Soon you will be home.

You take a couple of breaths as the escalator nears the top and a new batch of air hits your lungs.
You have beaten the system. The tubes may have been an airless furnace, packed in so tightly that you didn’t have to hold on, but you are through that now. You are ready for the last leg of the journey. You are nearly there. You are a winner.

In no time at all you are through the turn styles and walking out into the main concourse of the…

…Somewhat crowded station.

Too crowded.

You look up.

The weight of defeat crushes your shoulders into despair as the system wins again. Silently you curse everything.

Absolutely everything.

If only you had paid more attention at school then maybe you wouldn’t be here now. If only you had listened to the teachers.

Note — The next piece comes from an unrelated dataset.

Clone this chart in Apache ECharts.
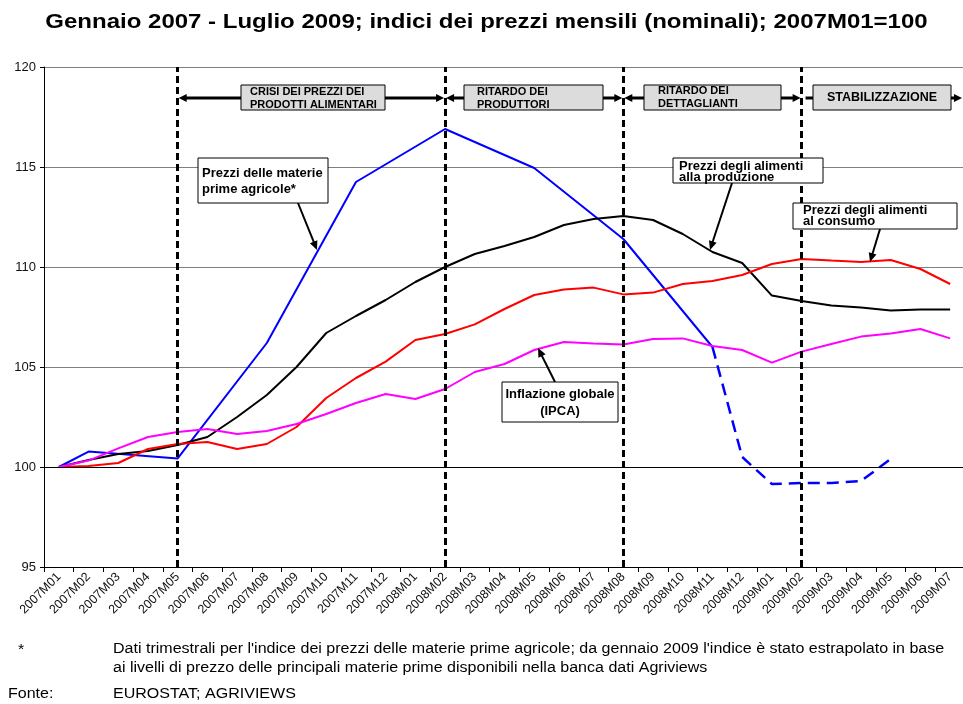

Instead of listening for the bell.

9 comments:

Joanne said...

Being from the city I had taken the trains everyday since the age of thirteen. There was nothing better than getting off on your stop and knowing home was just one mugger, two flashers and a couple of drug dealers away! what can I say the old neighborhood was rough.
Blessings, Joanne

Glen said...

that does sound rough - all I had to worry about at that age was dodging the attention of the hard case boy whose girlfriend I had innadvertedly borrowed!

Pearl said...

Absolutely love the ending.

:-)

Pearl

Real Bloggers United said...

thanks :-)

Teachinfourth said...

Living in a place where I don't ride the trains, my experiences are different; however, when visiting my brother in NY? I can TOTALLY relate. It's like a totally different world.

I love it.

But only to visit.

Kathy29156 said...

Wonderful blog Glen!! I love how you lead me through your race to the trains on your quest to get home. Brilliant.

Kathy
http://www.thetruckerswife.com/

fallen monkey said...

Ugh...the "airless furnace" that is the tube. Claustrophobic me has to close my eyes on the Piccadilly Line sometimes and imagine the car is empty, or that there's at least a foot of open space in front of me and not someone else's arm in my face.

Your vivid description reminds me of how much I do not miss commuting on an everyday basis...

Glen said...

Teachinforth – visiting is best, you have it the right way.

Kathy – thanks :-)

FM – Piccadilly line is one of the absolute worse contenders after the Northern

Antony said...

Good one Glen. Wonder how the teachers got there?